• TASK TO CARRY OUT:
Give back exactly the lines that run from the beginning of the entries to the line containing "(-230,-208) rectangle (272,268);", both included, and nothing else.

BEGIN

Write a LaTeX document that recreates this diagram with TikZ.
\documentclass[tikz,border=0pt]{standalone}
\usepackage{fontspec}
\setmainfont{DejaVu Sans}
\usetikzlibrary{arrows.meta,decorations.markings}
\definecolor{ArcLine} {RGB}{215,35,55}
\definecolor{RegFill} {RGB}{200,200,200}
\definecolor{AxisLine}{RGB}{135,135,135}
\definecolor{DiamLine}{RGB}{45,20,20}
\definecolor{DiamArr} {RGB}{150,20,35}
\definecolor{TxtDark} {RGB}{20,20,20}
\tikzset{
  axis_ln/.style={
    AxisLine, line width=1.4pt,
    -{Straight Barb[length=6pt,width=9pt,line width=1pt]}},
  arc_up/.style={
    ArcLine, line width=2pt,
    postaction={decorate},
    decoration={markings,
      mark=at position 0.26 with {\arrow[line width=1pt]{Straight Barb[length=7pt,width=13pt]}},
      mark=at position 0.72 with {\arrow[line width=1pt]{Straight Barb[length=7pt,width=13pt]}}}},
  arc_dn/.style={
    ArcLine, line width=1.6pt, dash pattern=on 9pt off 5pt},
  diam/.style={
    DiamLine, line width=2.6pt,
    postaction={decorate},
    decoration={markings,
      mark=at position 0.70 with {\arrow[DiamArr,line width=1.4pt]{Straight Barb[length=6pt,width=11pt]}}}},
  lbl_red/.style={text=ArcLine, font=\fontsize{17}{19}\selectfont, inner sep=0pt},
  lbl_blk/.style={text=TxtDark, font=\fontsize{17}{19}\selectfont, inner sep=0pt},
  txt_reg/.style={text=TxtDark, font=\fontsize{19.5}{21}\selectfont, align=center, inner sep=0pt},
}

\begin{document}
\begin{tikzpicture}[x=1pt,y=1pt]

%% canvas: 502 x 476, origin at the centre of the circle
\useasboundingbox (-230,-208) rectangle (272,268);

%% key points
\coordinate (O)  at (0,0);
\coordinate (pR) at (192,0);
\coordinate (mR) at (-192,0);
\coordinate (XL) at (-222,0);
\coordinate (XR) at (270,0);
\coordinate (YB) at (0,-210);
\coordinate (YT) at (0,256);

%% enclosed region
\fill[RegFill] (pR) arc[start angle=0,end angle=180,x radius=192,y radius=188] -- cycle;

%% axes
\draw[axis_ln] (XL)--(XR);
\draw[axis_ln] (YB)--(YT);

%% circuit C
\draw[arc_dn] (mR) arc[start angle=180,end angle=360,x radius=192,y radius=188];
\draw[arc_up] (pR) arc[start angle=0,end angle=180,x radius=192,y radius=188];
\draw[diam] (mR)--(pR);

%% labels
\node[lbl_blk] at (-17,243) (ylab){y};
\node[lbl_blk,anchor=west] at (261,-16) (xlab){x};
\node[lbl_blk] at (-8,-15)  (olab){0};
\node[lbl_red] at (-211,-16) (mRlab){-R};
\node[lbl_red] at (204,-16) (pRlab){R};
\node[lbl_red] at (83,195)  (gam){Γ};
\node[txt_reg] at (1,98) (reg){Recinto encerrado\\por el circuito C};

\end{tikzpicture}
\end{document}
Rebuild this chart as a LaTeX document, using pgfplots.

END

• RESULT OF THE EXERCISE:
Write a LaTeX document that recreates this diagram with TikZ.
\documentclass[tikz,border=0pt]{standalone}
\usepackage{fontspec}
\setmainfont{DejaVu Sans}
\usetikzlibrary{arrows.meta,decorations.markings}
\definecolor{ArcLine} {RGB}{215,35,55}
\definecolor{RegFill} {RGB}{200,200,200}
\definecolor{AxisLine}{RGB}{135,135,135}
\definecolor{DiamLine}{RGB}{45,20,20}
\definecolor{DiamArr} {RGB}{150,20,35}
\definecolor{TxtDark} {RGB}{20,20,20}
\tikzset{
  axis_ln/.style={
    AxisLine, line width=1.4pt,
    -{Straight Barb[length=6pt,width=9pt,line width=1pt]}},
  arc_up/.style={
    ArcLine, line width=2pt,
    postaction={decorate},
    decoration={markings,
      mark=at position 0.26 with {\arrow[line width=1pt]{Straight Barb[length=7pt,width=13pt]}},
      mark=at position 0.72 with {\arrow[line width=1pt]{Straight Barb[length=7pt,width=13pt]}}}},
  arc_dn/.style={
    ArcLine, line width=1.6pt, dash pattern=on 9pt off 5pt},
  diam/.style={
    DiamLine, line width=2.6pt,
    postaction={decorate},
    decoration={markings,
      mark=at position 0.70 with {\arrow[DiamArr,line width=1.4pt]{Straight Barb[length=6pt,width=11pt]}}}},
  lbl_red/.style={text=ArcLine, font=\fontsize{17}{19}\selectfont, inner sep=0pt},
  lbl_blk/.style={text=TxtDark, font=\fontsize{17}{19}\selectfont, inner sep=0pt},
  txt_reg/.style={text=TxtDark, font=\fontsize{19.5}{21}\selectfont, align=center, inner sep=0pt},
}

\begin{document}
\begin{tikzpicture}[x=1pt,y=1pt]

%% canvas: 502 x 476, origin at the centre of the circle
\useasboundingbox (-230,-208) rectangle (272,268);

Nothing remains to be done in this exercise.